(Source code of charts)
····················

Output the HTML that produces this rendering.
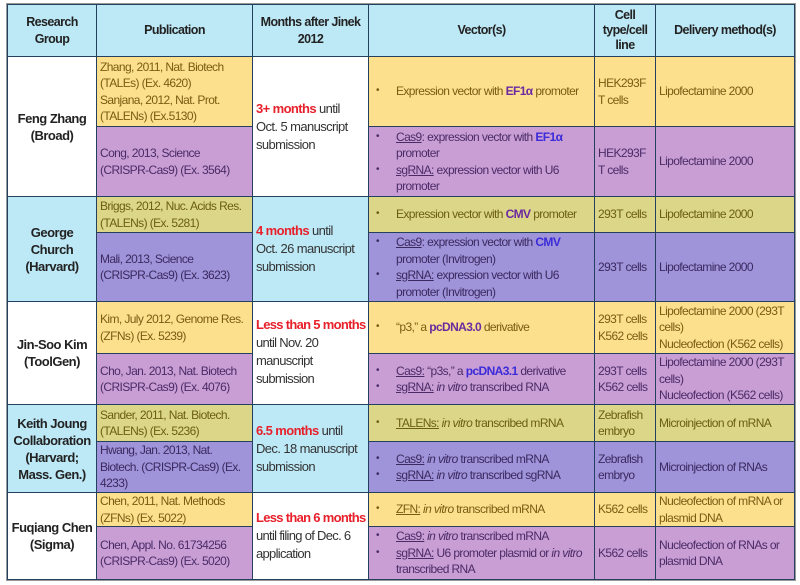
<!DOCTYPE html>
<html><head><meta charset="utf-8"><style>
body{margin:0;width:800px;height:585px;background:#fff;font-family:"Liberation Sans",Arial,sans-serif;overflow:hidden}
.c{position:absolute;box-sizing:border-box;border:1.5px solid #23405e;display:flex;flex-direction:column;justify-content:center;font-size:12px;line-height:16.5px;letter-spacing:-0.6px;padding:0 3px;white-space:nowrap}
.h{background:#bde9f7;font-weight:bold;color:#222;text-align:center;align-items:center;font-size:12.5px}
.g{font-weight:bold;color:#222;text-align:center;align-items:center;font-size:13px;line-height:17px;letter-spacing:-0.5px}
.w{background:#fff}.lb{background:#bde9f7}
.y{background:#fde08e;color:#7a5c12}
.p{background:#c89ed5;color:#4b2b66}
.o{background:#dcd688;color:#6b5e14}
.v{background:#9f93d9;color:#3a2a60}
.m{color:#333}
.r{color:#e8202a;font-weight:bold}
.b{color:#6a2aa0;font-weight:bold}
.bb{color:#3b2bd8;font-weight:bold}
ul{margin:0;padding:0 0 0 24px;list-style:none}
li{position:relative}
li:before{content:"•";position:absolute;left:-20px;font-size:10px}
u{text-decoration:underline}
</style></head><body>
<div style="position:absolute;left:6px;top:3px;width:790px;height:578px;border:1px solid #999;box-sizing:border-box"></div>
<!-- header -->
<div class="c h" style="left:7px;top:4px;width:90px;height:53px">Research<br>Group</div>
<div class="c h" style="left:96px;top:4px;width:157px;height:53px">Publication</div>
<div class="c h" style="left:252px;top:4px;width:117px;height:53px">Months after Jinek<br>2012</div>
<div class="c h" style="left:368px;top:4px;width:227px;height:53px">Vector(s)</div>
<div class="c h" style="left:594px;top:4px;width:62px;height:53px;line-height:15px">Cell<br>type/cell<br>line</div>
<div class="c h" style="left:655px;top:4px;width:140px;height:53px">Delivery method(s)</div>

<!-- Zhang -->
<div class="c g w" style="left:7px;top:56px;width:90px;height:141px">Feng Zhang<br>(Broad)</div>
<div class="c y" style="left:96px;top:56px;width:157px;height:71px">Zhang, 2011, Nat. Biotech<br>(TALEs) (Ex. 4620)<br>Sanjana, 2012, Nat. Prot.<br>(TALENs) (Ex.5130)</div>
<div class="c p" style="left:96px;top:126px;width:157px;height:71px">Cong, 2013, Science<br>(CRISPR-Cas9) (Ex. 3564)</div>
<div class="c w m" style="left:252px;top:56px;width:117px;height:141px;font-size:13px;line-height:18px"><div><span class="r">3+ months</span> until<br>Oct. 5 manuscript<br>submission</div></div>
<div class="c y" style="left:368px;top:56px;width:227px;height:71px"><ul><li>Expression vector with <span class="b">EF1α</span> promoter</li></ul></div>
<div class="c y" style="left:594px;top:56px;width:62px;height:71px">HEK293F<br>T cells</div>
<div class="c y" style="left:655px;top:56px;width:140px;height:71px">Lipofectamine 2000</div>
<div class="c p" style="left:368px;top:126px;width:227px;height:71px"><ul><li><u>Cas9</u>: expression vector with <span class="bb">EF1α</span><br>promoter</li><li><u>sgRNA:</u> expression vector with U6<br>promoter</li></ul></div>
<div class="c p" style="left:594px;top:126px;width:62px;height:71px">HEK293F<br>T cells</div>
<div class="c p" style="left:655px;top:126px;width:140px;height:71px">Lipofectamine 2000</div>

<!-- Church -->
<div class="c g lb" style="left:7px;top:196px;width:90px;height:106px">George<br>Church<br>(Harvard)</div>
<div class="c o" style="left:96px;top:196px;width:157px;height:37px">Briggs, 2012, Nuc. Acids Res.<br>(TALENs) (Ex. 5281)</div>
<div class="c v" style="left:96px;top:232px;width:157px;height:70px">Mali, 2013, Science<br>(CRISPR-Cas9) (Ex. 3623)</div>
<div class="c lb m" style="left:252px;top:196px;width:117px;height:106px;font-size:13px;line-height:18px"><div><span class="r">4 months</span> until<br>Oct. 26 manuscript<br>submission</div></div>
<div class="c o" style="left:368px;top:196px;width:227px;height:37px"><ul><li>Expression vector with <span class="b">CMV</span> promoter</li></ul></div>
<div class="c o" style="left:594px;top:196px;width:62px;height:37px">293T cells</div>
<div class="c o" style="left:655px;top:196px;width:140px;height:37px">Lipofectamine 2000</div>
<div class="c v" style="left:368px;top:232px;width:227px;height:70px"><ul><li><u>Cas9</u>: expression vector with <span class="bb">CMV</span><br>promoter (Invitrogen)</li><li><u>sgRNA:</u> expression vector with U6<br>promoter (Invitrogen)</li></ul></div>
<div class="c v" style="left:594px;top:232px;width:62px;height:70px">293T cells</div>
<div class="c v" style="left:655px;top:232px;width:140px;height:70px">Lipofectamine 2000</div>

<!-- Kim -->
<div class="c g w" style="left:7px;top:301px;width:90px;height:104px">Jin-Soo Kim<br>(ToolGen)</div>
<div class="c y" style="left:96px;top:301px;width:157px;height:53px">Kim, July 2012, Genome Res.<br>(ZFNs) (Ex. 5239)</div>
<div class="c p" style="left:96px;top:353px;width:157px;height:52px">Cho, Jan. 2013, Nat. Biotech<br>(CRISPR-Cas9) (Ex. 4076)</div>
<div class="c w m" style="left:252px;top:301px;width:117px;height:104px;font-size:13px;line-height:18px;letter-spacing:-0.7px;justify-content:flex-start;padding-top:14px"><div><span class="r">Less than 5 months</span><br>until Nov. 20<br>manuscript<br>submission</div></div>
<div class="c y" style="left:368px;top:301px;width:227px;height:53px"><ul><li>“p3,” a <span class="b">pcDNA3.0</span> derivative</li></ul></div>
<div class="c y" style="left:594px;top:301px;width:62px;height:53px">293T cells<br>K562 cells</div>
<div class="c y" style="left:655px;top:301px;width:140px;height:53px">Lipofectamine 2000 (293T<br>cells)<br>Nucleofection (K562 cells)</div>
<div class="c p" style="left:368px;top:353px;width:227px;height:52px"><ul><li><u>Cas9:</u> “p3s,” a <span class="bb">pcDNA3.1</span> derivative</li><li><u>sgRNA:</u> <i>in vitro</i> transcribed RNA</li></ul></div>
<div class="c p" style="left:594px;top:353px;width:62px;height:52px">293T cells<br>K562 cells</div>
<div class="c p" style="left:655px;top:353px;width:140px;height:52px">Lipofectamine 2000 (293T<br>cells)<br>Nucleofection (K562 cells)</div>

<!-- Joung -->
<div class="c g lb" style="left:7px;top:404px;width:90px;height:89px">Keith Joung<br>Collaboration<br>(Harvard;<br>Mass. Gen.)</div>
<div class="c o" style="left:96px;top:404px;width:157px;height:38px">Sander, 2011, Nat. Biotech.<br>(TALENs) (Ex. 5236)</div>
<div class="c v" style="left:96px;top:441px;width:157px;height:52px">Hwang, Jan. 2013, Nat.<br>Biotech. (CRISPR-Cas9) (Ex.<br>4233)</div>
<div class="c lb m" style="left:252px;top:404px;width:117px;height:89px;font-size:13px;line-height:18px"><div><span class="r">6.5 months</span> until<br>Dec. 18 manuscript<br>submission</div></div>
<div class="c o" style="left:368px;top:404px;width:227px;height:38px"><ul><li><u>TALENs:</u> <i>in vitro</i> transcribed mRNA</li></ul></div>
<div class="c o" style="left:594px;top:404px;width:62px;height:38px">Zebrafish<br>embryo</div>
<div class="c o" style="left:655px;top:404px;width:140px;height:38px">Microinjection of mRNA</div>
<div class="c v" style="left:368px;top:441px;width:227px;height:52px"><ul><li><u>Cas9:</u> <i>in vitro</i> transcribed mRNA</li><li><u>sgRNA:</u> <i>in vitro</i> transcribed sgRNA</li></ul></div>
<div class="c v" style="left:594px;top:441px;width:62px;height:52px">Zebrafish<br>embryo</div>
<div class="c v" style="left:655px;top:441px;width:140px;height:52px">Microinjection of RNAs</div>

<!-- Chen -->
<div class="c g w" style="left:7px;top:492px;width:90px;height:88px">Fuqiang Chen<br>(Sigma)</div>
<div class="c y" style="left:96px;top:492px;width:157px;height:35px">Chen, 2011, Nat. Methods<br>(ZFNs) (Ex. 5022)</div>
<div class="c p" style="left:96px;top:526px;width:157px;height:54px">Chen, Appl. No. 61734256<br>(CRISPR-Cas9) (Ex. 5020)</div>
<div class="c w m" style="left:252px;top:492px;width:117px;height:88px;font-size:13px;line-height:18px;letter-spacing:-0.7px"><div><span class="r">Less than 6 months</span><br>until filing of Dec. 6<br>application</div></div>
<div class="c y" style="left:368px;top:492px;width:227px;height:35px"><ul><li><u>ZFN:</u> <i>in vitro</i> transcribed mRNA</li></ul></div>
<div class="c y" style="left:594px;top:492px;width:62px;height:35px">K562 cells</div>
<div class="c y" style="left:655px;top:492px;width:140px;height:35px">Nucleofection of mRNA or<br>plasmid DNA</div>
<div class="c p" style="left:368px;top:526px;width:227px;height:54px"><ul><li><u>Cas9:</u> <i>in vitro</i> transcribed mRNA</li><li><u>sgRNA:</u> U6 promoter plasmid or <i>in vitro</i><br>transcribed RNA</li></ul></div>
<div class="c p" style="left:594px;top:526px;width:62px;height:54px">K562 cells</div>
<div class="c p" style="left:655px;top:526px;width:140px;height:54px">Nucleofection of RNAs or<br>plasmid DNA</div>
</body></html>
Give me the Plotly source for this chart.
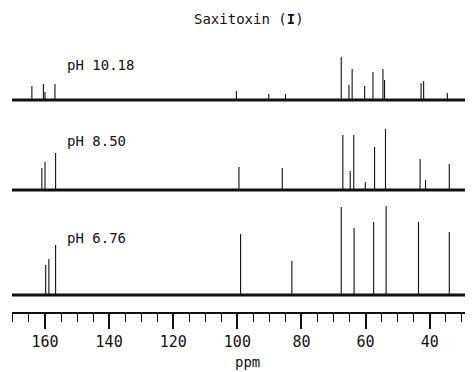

····················

Only the number is wanted: how many lines of the material above include the word "this"?

2